Vecteurs essentiels de diffusion, "les journaux de mode, timidement nés à la fin du 18e siècle, se multiplient justement à partir de 1829. S'ils concernent surtout les tendances féminines, on trouve de plus en plus de journaux masculins, comme L'Élégant (1835), Le Musée des Modes (1838), Le Colifichet (1838), Le Lion (1842), Le Journal des quatre saisons (1848), Le Musée des tailleurs (1861), Le Tailleur praticien (1866), L'Homme du monde (1868), etc" (J.-C. Bologne, Histoire de la coquetterie masculine, Paris, Perrin, 2011). Dans ces revues spécialisées, mais également dans de plus généralistes, la cravate, ainsi que la maîtrise qu'il convient d'en avoir, s'affirme comme un sujet incontournable. Pour preuve, dans La Pandore, Journal des spectacles, des lettres, des arts, des mœurs et des modes du 21 octobre 1827, on trouve un "Agenda du fashionable" qui stipule, au nombre des tâches à accomplir, "révolutionner les nœuds de cravate".

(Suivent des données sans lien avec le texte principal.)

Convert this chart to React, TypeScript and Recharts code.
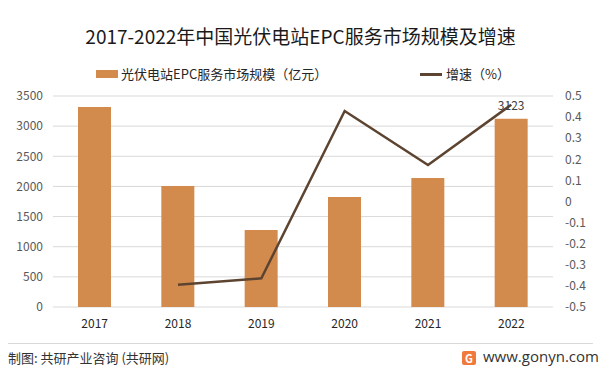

Toujours dans la presse, mais plus tardif, l'éphéméride du journal Le Siècle du 18 mai 1854, mentionne : "1636 – Époque de l'usage des cravates en France. Cet ajustement qui venait d'Allemagne fut remarqué pour la première fois le 18 mai 1636 sur des officiers qui revenaient de l'armée d'Allemagne. La première invention en est attribuée aux Croates, qu'on appelait communément Cravates". Si l'excessive précision est sujette à caution, le choix de cet "évènement" pour l'éphéméride de la journée du 18 mai est révélateur de la popularité du sujet.

Cette même année 1854 paraît Histoire philosophique, anecdotique et critique de la cravate et du col, précédé d'une notice sur la barbe, d'un certain Gr. De M[onnier] (Paris, Michel Lévy frères), où l'on découvre, au chapitre intitulé "Monarchie de 1830", une conséquence insoupçonnée de la politique de colonisation : "De jeunes princes élégants, mariant en France la recherche de la toilette de ville au sévère apparat de la tenue militaire, et tempérant au contraire en Afrique la rigidité des règlements militaires par le laisser-aller de la tenue de campagne, contribuèrent puissamment aux progrès que fit alors l'art de se cravater. Grâce à la mode des cravates moins guindées, les cous […] cessèrent d'être engoncés […]. Le col anglais, […] fut bientôt suivi du col américain […]. L'ensemble de cette mode est particulièrement favorable en été, en ce qu'il livre aux brises rafraichissantes le cou, qui étouffait sous l'impénétrable rempart des hautes et grosses cravates d'autrefois".
Ce serait donc aux princes d'Orléans, fils de Louis-Philippe, qu'il conviendrait d'attribuer l'évolution esthétique et, surtout, pratique de la cravate. Si l'hypothèse n'est pas à négliger, elle fournit surtout, indirectement, une indication sur l'origine de la tendance : on peut attribuer l'effervescence autour de la cravate sous la Restauration à l'anglomanie véhiculée par les mouvements de population (aristocratique) consécutifs à l'émigration. Les Orléans n'en sont que l'illustration la plus distinguée socialement, du fait de leur exil prolongé en Grande-Bretagne. En effet, c'est en premier lieu à Londres que les élégants donnent à cette accessoire un rôle capitale, la Restauration important en France les exigences du dandysme anglais. C'est ainsi qu'en 1818 parait à Londres (chez J. J. Stockdale) Necklothitania or Tietania, an Essay on Starchers by One of the Cloth, publication énumérant les diverses façons de nouer cet accessoire. Une première traduction française sort en 1823 : Cravatiana, ou Traité général des cravates considérées dans leur origine, leur influence politique, physique et morale, leurs formes, leurs couleurs, et leurs espèces. Ouvrage traduit librement de l'anglais (Paris, Dalibon, 1823).
À propos des Starchers (starch : amidon, empois),  citons Roger Kempf, "Du Délire et du rien" (dans Sur le Dandysme, ensemble de textes, Paris, Union générale des éditions, 1971) : "que le dandysme soit dans le geste – ou dans le regard – c'est ce que montre le mieux la cravate : de toutes les parties de la toilette, la plus satisfaisante, la plus proche du rien : simple morceau de baptiste, si léger que Brummel avait inventé l'empois, et qui ne prenait forme que par le geste qui la suscitait". Nous ne sommes pas convaincu du bien-fondé de cette attribution (Brummel n'ayant probablement fait, au mieux, que perfectionner le produit), mais cela n'ôte rien à la pertinence de l'analyse.
Ceci étant, notre intention n'est pas de faire la genèse de ce phénomène de mode, en approfondissant ses liens avec le dandysme ou en étudiant les subtiles distinctions entre dandy et fashionable, mais d'évoquer sa place singulière dans le domaine de la diffusion éditoriale, qui aurait pu être qualifiée de nos jours de marché de niche.